Other Acadians refused to sign an unconditional oath because they were anti-British. Various historians have observed that some Acadians were labelled "neutral" when they were not. By the time of the Expulsion of the Acadians, there was already a long history of political and military resistance by Acadians and the Wabanaki Confederacy to the British occupation of Acadia. The Mi'kmaq and the Acadians were allies through their Catholicism and numerous inter-marriages. While the Acadians were the largest population, the Wabanaki Confederacy, particularly the Mi'kmaq, held the military strength in Acadia even after the British conquest. They resisted the British occupation and were joined on numerous occasions by Acadians. These efforts were often supported and led by French priests in the region. The Wabanaki Confederacy and Acadians fought against the British Empire in six wars, including the French and Indian Wars, Father Rale's War and Father Le Loutre's War, over a period of seventy-five years.
French and Indian War
In 1753, French troops from Canada marched south and seized and fortified the Ohio Valley. Britain protested the invasion and claimed Ohio for itself. On May 28, 1754, the war began with the Battle of Jumonville Glen. French Officer Ensign de Jumonville and a third of his escort were killed by a British patrol led by George Washington. In retaliation the French and the Indians defeated the British at Fort Necessity. Washington lost a third of his force and surrendered. Major General Edward Braddock's troops were defeated in the Battle of the Monongahela, and William Johnson's troops stopped the French advance at Lake George.
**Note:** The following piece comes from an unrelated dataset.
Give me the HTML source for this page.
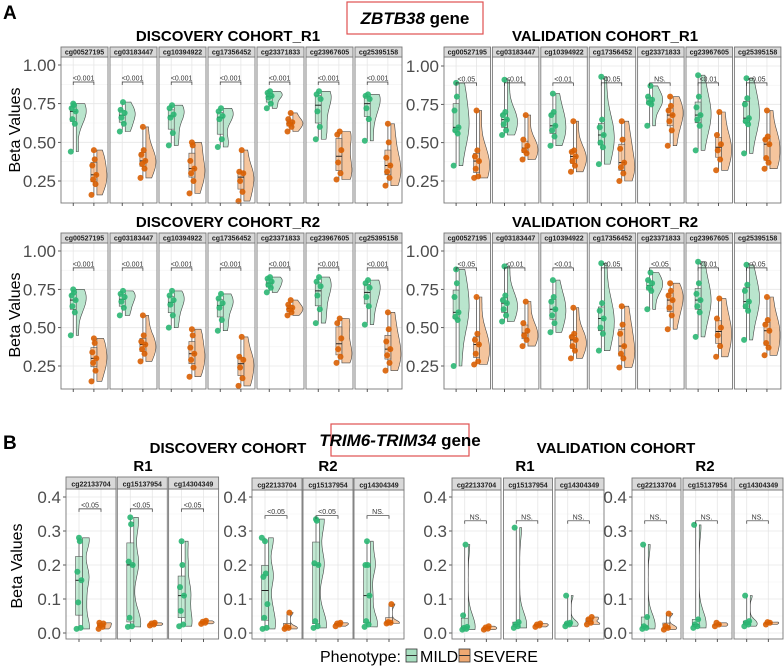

In Acadia, the primary British objective was to defeat the French fortifications at Beauséjour and Louisbourg and to prevent future attacks from the Wabanaki Confederacy, French and Acadians on the northern New England border. (There was a long history of these attacks from Acadia – see the Northeast Coast Campaigns 1688, 1703, 1723, 1724, 1745, 1746, 1747.) The British saw the Acadians' allegiance to the French and the Wabanaki Confederacy as a military threat. Father Le Loutre's War had created the conditions for total war; British civilians had not been spared and, as Governor Charles Lawrence and the Nova Scotia Council saw it, Acadian civilians had provided intelligence, sanctuary, and logistical support while others had fought against the British. During Le Loutre's war, to protect the British settlers from attacks along the former border of New England and Acadia, the Kennebec River, the British built Fort Halifax (Winslow),
Fort Shirley (Dresden, formerly Frankfurt) and Fort Western (Augusta).
After the British capture of Beauséjour, the plan to capture Louisbourg included cutting trade to the Fortress in order to weaken the Fortress and, in turn, weaken the French ability to supply the Mi'kmaq in their warfare against the British. According to historian Stephen Patterson, more than any other single factor – including the massive assault that eventually forced the surrender of Louisbourg – the supply problem brought an end to French power in the region. Lawrence realized he could reduce the military threat and weaken Fortress Louisbourg by deporting the Acadians, thus cutting off supplies to the fort. During the expulsion, French Officer Charles Deschamps de Boishébert led the Mi'kmaq and the Acadians in a guerrilla war against the British. According to Louisbourg account books, by late 1756 the French had regularly dispensed supplies to 700 natives. From 1756 to the fall of Louisbourg in 1758, the French made regular payments to Chief Jean-Baptiste Cope and other natives for British scalps.